## Task directions
Leave out the pictures and copy everything else below exactly.

## Supplied information
— Start —
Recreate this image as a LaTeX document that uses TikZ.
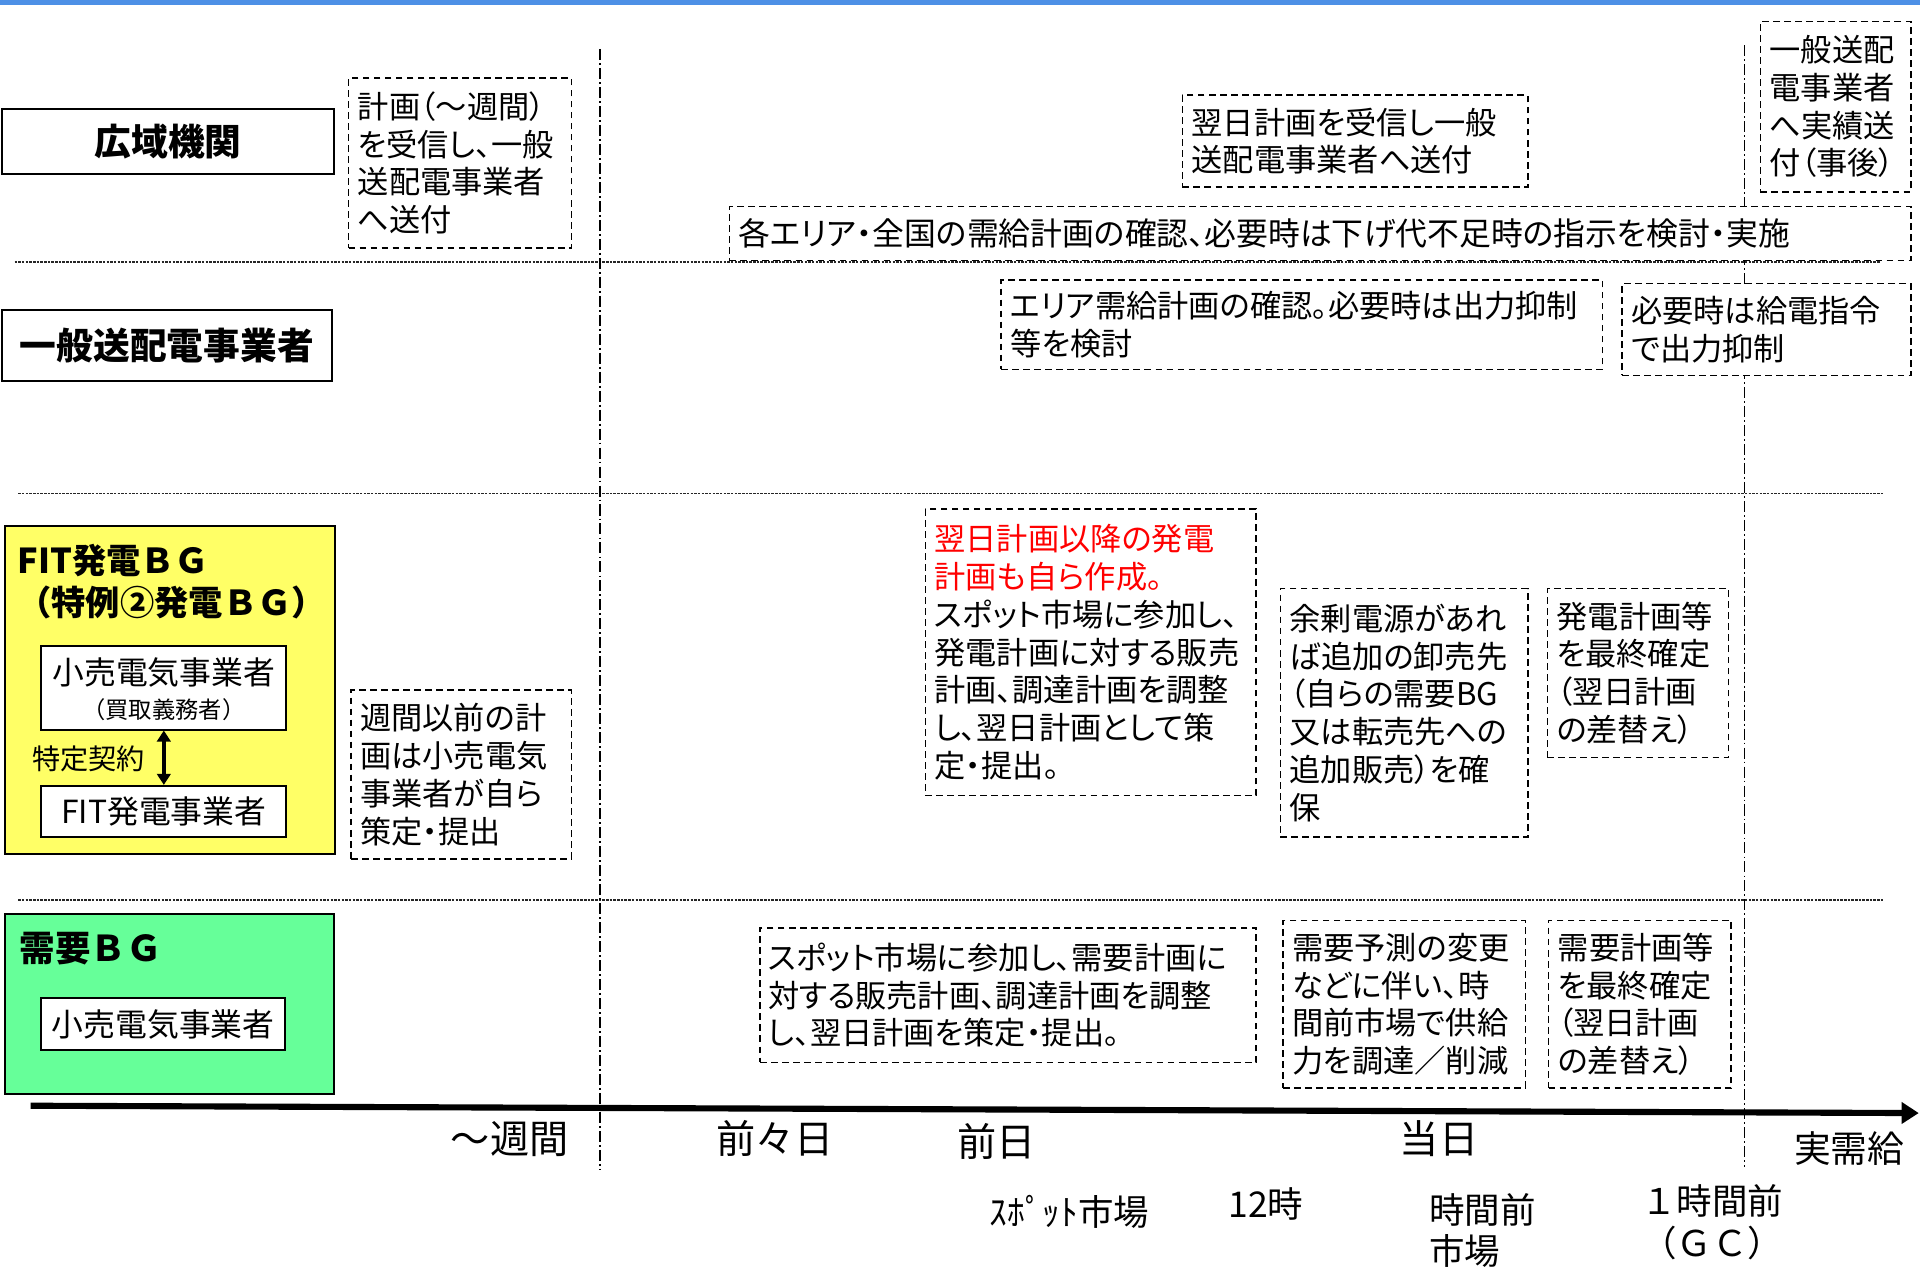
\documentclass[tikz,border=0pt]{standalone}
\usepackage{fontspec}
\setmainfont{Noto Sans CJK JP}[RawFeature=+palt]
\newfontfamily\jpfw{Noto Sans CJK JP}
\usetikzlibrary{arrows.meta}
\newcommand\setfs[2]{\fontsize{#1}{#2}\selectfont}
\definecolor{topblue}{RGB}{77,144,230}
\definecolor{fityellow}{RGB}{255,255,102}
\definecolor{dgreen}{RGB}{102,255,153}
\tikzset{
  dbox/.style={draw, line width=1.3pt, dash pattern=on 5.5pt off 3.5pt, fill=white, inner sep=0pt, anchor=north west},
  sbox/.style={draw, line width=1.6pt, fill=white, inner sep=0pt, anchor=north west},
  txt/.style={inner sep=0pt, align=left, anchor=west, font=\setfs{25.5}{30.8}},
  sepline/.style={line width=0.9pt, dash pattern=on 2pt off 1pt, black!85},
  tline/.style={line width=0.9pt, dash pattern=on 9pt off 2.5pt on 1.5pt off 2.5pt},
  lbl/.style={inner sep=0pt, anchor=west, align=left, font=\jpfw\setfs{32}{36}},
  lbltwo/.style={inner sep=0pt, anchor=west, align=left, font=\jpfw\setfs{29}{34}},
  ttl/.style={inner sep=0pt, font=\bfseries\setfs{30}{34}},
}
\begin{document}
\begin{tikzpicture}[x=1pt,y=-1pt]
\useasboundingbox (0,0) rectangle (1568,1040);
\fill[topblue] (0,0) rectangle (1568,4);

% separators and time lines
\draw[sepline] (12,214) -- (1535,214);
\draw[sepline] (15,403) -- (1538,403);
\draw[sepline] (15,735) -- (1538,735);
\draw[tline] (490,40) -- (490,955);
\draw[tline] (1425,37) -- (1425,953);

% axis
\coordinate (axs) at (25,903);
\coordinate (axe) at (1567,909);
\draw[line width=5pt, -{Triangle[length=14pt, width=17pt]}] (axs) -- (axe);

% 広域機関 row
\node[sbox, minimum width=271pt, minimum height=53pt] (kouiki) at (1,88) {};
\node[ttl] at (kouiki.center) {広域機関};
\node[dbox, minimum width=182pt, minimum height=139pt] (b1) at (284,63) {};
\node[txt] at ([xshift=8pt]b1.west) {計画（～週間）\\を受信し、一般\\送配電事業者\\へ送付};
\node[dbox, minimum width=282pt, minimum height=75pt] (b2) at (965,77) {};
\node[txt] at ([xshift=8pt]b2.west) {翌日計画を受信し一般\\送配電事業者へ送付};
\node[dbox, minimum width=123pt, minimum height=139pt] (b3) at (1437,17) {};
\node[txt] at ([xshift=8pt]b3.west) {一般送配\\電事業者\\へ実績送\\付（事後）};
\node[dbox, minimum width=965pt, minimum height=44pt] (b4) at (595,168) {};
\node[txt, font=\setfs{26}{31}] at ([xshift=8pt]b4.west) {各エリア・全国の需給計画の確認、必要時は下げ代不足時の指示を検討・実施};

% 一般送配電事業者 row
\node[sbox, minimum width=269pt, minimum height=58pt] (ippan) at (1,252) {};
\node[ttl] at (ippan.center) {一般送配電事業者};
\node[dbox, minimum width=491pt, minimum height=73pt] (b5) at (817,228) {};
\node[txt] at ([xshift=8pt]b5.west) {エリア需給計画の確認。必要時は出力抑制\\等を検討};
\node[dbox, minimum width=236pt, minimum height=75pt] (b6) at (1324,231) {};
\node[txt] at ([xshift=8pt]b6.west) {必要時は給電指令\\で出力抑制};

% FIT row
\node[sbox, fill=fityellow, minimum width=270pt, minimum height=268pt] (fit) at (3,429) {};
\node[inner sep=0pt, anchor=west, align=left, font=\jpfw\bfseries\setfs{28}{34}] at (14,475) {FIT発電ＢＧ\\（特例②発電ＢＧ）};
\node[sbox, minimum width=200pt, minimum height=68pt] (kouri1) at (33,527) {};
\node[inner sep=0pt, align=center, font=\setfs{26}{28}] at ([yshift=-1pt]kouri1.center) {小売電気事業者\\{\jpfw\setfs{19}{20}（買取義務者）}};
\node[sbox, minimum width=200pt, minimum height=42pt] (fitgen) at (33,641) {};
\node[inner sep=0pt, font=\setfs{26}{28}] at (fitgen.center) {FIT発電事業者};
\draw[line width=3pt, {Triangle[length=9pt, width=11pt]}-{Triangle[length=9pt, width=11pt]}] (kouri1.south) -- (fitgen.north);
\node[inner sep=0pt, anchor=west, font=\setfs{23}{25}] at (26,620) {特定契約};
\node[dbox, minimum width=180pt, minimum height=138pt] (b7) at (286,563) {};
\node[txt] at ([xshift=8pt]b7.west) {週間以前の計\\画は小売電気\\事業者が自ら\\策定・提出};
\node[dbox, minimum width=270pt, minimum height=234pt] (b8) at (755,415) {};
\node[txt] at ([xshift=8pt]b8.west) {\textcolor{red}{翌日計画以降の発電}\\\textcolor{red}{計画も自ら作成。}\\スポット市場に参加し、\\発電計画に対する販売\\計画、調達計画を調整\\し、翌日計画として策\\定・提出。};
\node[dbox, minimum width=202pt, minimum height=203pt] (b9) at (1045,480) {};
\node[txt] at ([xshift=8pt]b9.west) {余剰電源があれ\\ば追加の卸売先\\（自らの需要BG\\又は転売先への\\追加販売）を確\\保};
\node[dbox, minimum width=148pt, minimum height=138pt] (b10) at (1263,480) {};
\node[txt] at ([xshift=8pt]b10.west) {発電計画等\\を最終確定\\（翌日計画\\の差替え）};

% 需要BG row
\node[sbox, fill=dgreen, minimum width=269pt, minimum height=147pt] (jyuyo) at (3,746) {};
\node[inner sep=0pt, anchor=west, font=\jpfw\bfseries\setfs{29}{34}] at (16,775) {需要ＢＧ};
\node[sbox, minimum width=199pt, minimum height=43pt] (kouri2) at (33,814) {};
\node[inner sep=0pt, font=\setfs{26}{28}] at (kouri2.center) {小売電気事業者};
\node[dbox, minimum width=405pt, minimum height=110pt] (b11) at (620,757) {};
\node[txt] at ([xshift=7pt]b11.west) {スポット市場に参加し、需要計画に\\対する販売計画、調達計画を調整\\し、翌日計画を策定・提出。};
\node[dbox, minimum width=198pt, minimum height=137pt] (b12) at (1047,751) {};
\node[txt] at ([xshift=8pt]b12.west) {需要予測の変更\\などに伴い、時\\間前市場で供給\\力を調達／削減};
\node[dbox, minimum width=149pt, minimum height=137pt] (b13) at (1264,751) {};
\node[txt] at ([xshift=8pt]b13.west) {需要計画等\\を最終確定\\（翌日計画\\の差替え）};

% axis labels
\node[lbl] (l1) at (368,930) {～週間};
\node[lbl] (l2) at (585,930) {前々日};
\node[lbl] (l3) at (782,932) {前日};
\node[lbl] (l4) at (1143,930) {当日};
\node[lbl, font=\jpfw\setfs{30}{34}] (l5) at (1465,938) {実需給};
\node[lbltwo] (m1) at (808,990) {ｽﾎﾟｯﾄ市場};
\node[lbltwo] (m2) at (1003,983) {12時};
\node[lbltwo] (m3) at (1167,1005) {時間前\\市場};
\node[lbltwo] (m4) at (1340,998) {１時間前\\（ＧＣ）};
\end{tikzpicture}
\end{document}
— End —
## Final result
Recreate this image as a LaTeX document that uses TikZ.
\documentclass[tikz,border=0pt]{standalone}
\usepackage{fontspec}
\setmainfont{Noto Sans CJK JP}[RawFeature=+palt]
\newfontfamily\jpfw{Noto Sans CJK JP}
\usetikzlibrary{arrows.meta}
\newcommand\setfs[2]{\fontsize{#1}{#2}\selectfont}
\definecolor{topblue}{RGB}{77,144,230}
\definecolor{fityellow}{RGB}{255,255,102}
\definecolor{dgreen}{RGB}{102,255,153}
\tikzset{
  dbox/.style={draw, line width=1.3pt, dash pattern=on 5.5pt off 3.5pt, fill=white, inner sep=0pt, anchor=north west},
  sbox/.style={draw, line width=1.6pt, fill=white, inner sep=0pt, anchor=north west},
  txt/.style={inner sep=0pt, align=left, anchor=west, font=\setfs{25.5}{30.8}},
  sepline/.style={line width=0.9pt, dash pattern=on 2pt off 1pt, black!85},
  tline/.style={line width=0.9pt, dash pattern=on 9pt off 2.5pt on 1.5pt off 2.5pt},
  lbl/.style={inner sep=0pt, anchor=west, align=left, font=\jpfw\setfs{32}{36}},
  lbltwo/.style={inner sep=0pt, anchor=west, align=left, font=\jpfw\setfs{29}{34}},
  ttl/.style={inner sep=0pt, font=\bfseries\setfs{30}{34}},
}
\begin{document}
\begin{tikzpicture}[x=1pt,y=-1pt]
\useasboundingbox (0,0) rectangle (1568,1040);
\fill[topblue] (0,0) rectangle (1568,4);

% separators and time lines
\draw[sepline] (12,214) -- (1535,214);
\draw[sepline] (15,403) -- (1538,403);
\draw[sepline] (15,735) -- (1538,735);
\draw[tline] (490,40) -- (490,955);
\draw[tline] (1425,37) -- (1425,953);

% axis
\coordinate (axs) at (25,903);
\coordinate (axe) at (1567,909);
\draw[line width=5pt, -{Triangle[length=14pt, width=17pt]}] (axs) -- (axe);

% 広域機関 row
\node[sbox, minimum width=271pt, minimum height=53pt] (kouiki) at (1,88) {};
\node[ttl] at (kouiki.center) {広域機関};
\node[dbox, minimum width=182pt, minimum height=139pt] (b1) at (284,63) {};
\node[txt] at ([xshift=8pt]b1.west) {計画（～週間）\\を受信し、一般\\送配電事業者\\へ送付};
\node[dbox, minimum width=282pt, minimum height=75pt] (b2) at (965,77) {};
\node[txt] at ([xshift=8pt]b2.west) {翌日計画を受信し一般\\送配電事業者へ送付};
\node[dbox, minimum width=123pt, minimum height=139pt] (b3) at (1437,17) {};
\node[txt] at ([xshift=8pt]b3.west) {一般送配\\電事業者\\へ実績送\\付（事後）};
\node[dbox, minimum width=965pt, minimum height=44pt] (b4) at (595,168) {};
\node[txt, font=\setfs{26}{31}] at ([xshift=8pt]b4.west) {各エリア・全国の需給計画の確認、必要時は下げ代不足時の指示を検討・実施};

% 一般送配電事業者 row
\node[sbox, minimum width=269pt, minimum height=58pt] (ippan) at (1,252) {};
\node[ttl] at (ippan.center) {一般送配電事業者};
\node[dbox, minimum width=491pt, minimum height=73pt] (b5) at (817,228) {};
\node[txt] at ([xshift=8pt]b5.west) {エリア需給計画の確認。必要時は出力抑制\\等を検討};
\node[dbox, minimum width=236pt, minimum height=75pt] (b6) at (1324,231) {};
\node[txt] at ([xshift=8pt]b6.west) {必要時は給電指令\\で出力抑制};

% FIT row
\node[sbox, fill=fityellow, minimum width=270pt, minimum height=268pt] (fit) at (3,429) {};
\node[inner sep=0pt, anchor=west, align=left, font=\jpfw\bfseries\setfs{28}{34}] at (14,475) {FIT発電ＢＧ\\（特例②発電ＢＧ）};
\node[sbox, minimum width=200pt, minimum height=68pt] (kouri1) at (33,527) {};
\node[inner sep=0pt, align=center, font=\setfs{26}{28}] at ([yshift=-1pt]kouri1.center) {小売電気事業者\\{\jpfw\setfs{19}{20}（買取義務者）}};
\node[sbox, minimum width=200pt, minimum height=42pt] (fitgen) at (33,641) {};
\node[inner sep=0pt, font=\setfs{26}{28}] at (fitgen.center) {FIT発電事業者};
\draw[line width=3pt, {Triangle[length=9pt, width=11pt]}-{Triangle[length=9pt, width=11pt]}] (kouri1.south) -- (fitgen.north);
\node[inner sep=0pt, anchor=west, font=\setfs{23}{25}] at (26,620) {特定契約};
\node[dbox, minimum width=180pt, minimum height=138pt] (b7) at (286,563) {};
\node[txt] at ([xshift=8pt]b7.west) {週間以前の計\\画は小売電気\\事業者が自ら\\策定・提出};
\node[dbox, minimum width=270pt, minimum height=234pt] (b8) at (755,415) {};
\node[txt] at ([xshift=8pt]b8.west) {\textcolor{red}{翌日計画以降の発電}\\\textcolor{red}{計画も自ら作成。}\\スポット市場に参加し、\\発電計画に対する販売\\計画、調達計画を調整\\し、翌日計画として策\\定・提出。};
\node[dbox, minimum width=202pt, minimum height=203pt] (b9) at (1045,480) {};
\node[txt] at ([xshift=8pt]b9.west) {余剰電源があれ\\ば追加の卸売先\\（自らの需要BG\\又は転売先への\\追加販売）を確\\保};
\node[dbox, minimum width=148pt, minimum height=138pt] (b10) at (1263,480) {};
\node[txt] at ([xshift=8pt]b10.west) {発電計画等\\を最終確定\\（翌日計画\\の差替え）};

% 需要BG row
\node[sbox, fill=dgreen, minimum width=269pt, minimum height=147pt] (jyuyo) at (3,746) {};
\node[inner sep=0pt, anchor=west, font=\jpfw\bfseries\setfs{29}{34}] at (16,775) {需要ＢＧ};
\node[sbox, minimum width=199pt, minimum height=43pt] (kouri2) at (33,814) {};
\node[inner sep=0pt, font=\setfs{26}{28}] at (kouri2.center) {小売電気事業者};
\node[dbox, minimum width=405pt, minimum height=110pt] (b11) at (620,757) {};
\node[txt] at ([xshift=7pt]b11.west) {スポット市場に参加し、需要計画に\\対する販売計画、調達計画を調整\\し、翌日計画を策定・提出。};
\node[dbox, minimum width=198pt, minimum height=137pt] (b12) at (1047,751) {};
\node[txt] at ([xshift=8pt]b12.west) {需要予測の変更\\などに伴い、時\\間前市場で供給\\力を調達／削減};
\node[dbox, minimum width=149pt, minimum height=137pt] (b13) at (1264,751) {};
\node[txt] at ([xshift=8pt]b13.west) {需要計画等\\を最終確定\\（翌日計画\\の差替え）};

% axis labels
\node[lbl] (l1) at (368,930) {～週間};
\node[lbl] (l2) at (585,930) {前々日};
\node[lbl] (l3) at (782,932) {前日};
\node[lbl] (l4) at (1143,930) {当日};
\node[lbl, font=\jpfw\setfs{30}{34}] (l5) at (1465,938) {実需給};
\node[lbltwo] (m1) at (808,990) {ｽﾎﾟｯﾄ市場};
\node[lbltwo] (m2) at (1003,983) {12時};
\node[lbltwo] (m3) at (1167,1005) {時間前\\市場};
\node[lbltwo] (m4) at (1340,998) {１時間前\\（ＧＣ）};
\end{tikzpicture}
\end{document}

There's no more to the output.